人間は間違いを犯すことを前提にし、その間違った状態に対し、船、システムを保護する機能をあらかじめ付加しておくのが安全装置で、その間違いを未然に防ごうとするのが支援手段と定義出来よう。それらがうまく組み合わさっているシステムが安全な道具となる。単一機器、単一目的のシステムにはすでにこの考えが導入されている場合が多いが、操船等の作業単位で捉えるとまだまだ未検討の分野(乗組員任せの分野)も多く、今後積極的な取り組みが望まれる。

 

(3)保船/船体健全性維持に関する技術研究(環境改善型/設計変更型/補助手段型)

本研究課題には船会社/船級協会/監督官庁/造船所/舶用工業がそれぞれ異なった立場で関係するが、要は、

(a)検査・点検のし易い構造様式・仕様

(b)検査・点検のし易い支援デバイス

(c)検査・点検結果に基づく判定のし易い支援情報システム

(d)補修のし易い構造様式・仕様

(e)補修履歴の検索し易い支援情報システム

を如何に研究し、開発するかということである。

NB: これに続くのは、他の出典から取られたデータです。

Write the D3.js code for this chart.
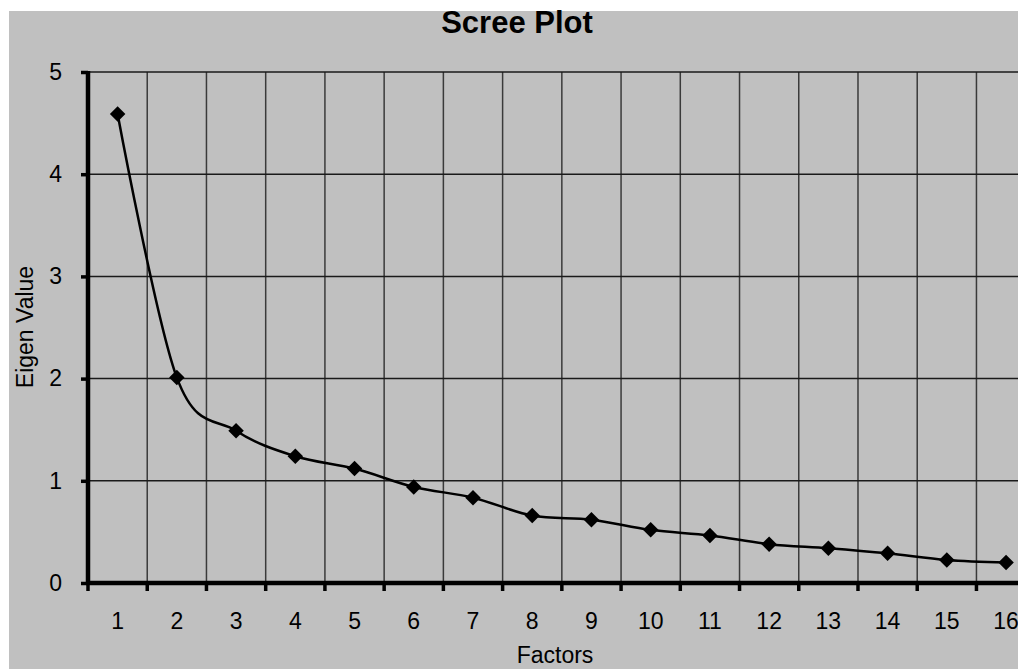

この中(a)、(d)は環境改善型/設計変更型の課題であり、(b)、(c)、(e)が補助手段型の課題といえるであろう。

 

3.2.3 研究の進め方

ヒューマン・インターフェイスの観点から船・舶用機器のあり方、また、保船/船体健全性維持の技術課題を考えると、この問題には監督官庁/船級協会/船会社/造船所/舶用工業がそれぞれ異なった立場で複雑に関係しており、場合によっては利害の対立する関係にもなりうることがわかる。何れにしても従来これらの機関が占有している情報を必要に応じて共有し、互いの問題を理解することが先ず必要であり、それによって各種の船舶の安全を確保するための新しい道具や仕組みが生まれてくるであろう。